DATASET CONTENT:
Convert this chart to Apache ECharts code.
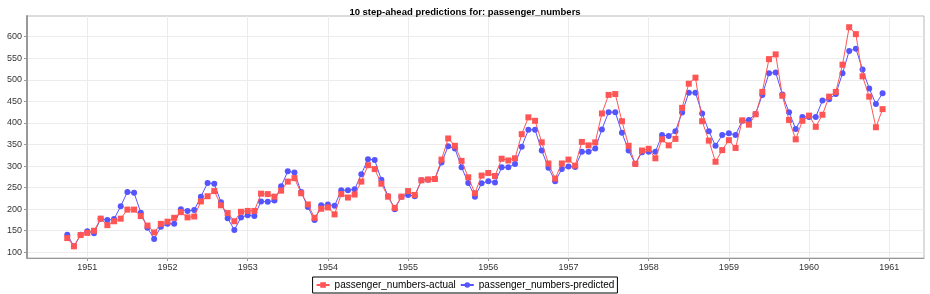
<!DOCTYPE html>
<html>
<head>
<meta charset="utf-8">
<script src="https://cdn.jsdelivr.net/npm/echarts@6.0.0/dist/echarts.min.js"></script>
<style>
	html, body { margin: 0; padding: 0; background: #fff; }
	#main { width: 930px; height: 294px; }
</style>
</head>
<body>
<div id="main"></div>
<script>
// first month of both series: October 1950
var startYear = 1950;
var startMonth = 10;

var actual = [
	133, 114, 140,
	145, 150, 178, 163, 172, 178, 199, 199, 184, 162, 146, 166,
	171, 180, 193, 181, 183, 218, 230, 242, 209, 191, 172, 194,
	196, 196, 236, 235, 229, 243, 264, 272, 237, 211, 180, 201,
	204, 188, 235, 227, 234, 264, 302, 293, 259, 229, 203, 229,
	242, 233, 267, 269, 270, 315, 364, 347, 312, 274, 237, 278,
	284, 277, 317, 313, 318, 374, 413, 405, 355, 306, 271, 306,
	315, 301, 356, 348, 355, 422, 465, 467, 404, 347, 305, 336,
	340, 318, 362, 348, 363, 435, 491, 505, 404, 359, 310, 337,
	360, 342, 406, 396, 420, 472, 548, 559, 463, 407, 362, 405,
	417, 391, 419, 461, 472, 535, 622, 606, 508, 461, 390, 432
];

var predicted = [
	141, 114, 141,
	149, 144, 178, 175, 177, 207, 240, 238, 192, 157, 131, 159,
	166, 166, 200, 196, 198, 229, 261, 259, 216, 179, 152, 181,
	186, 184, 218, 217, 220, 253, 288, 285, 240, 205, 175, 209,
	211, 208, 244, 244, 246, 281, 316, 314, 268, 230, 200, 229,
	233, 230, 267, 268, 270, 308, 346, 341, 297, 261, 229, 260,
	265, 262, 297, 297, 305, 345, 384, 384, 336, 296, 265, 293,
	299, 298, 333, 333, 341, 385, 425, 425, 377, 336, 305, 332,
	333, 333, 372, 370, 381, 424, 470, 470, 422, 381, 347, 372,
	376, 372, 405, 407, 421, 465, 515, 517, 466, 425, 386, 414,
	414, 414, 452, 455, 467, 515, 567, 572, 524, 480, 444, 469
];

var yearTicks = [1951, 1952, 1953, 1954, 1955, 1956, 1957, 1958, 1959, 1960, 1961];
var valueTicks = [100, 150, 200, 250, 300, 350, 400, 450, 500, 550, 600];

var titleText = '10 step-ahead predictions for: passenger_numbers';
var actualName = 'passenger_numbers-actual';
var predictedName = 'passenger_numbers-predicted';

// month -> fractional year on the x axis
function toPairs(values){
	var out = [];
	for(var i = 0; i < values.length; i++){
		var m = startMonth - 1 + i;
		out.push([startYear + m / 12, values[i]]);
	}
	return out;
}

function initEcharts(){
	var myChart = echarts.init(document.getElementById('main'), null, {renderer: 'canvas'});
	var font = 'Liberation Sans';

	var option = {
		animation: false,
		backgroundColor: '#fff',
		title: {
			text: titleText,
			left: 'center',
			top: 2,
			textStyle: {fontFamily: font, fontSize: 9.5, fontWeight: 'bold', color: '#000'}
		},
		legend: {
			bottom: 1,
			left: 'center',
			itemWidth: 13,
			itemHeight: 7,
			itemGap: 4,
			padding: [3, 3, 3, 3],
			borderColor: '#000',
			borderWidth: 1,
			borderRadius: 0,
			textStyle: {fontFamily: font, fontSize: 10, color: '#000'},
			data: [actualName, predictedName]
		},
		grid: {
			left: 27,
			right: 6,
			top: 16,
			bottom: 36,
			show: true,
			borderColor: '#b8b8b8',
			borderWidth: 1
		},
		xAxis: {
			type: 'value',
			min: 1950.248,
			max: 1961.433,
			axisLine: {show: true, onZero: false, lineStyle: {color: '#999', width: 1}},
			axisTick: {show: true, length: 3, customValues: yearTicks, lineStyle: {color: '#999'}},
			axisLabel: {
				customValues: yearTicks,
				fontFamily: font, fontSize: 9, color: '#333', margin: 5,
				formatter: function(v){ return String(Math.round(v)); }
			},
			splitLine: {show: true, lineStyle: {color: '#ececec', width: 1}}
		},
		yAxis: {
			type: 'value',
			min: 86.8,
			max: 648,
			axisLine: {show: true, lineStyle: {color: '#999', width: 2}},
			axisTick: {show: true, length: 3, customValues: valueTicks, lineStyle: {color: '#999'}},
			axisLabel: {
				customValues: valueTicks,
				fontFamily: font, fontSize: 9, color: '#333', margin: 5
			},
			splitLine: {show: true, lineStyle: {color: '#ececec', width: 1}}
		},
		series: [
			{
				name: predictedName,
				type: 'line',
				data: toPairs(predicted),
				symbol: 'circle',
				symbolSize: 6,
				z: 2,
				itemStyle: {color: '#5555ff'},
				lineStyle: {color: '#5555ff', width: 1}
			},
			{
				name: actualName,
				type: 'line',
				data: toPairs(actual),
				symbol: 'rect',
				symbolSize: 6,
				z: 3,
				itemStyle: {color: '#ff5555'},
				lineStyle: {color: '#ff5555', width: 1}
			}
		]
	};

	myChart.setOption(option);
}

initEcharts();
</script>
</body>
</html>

PROBLEM STATEMENT:
Write down every line from the opening of the listing to the line with "var startMonth = 10;", both included, and nothing else; the pictures are omitted.

REPLY:
Convert this chart to Apache ECharts code.
<!DOCTYPE html>
<html>
<head>
<meta charset="utf-8">
<script src="https://cdn.jsdelivr.net/npm/echarts@6.0.0/dist/echarts.min.js"></script>
<style>
	html, body { margin: 0; padding: 0; background: #fff; }
	#main { width: 930px; height: 294px; }
</style>
</head>
<body>
<div id="main"></div>
<script>
// first month of both series: October 1950
var startYear = 1950;
var startMonth = 10;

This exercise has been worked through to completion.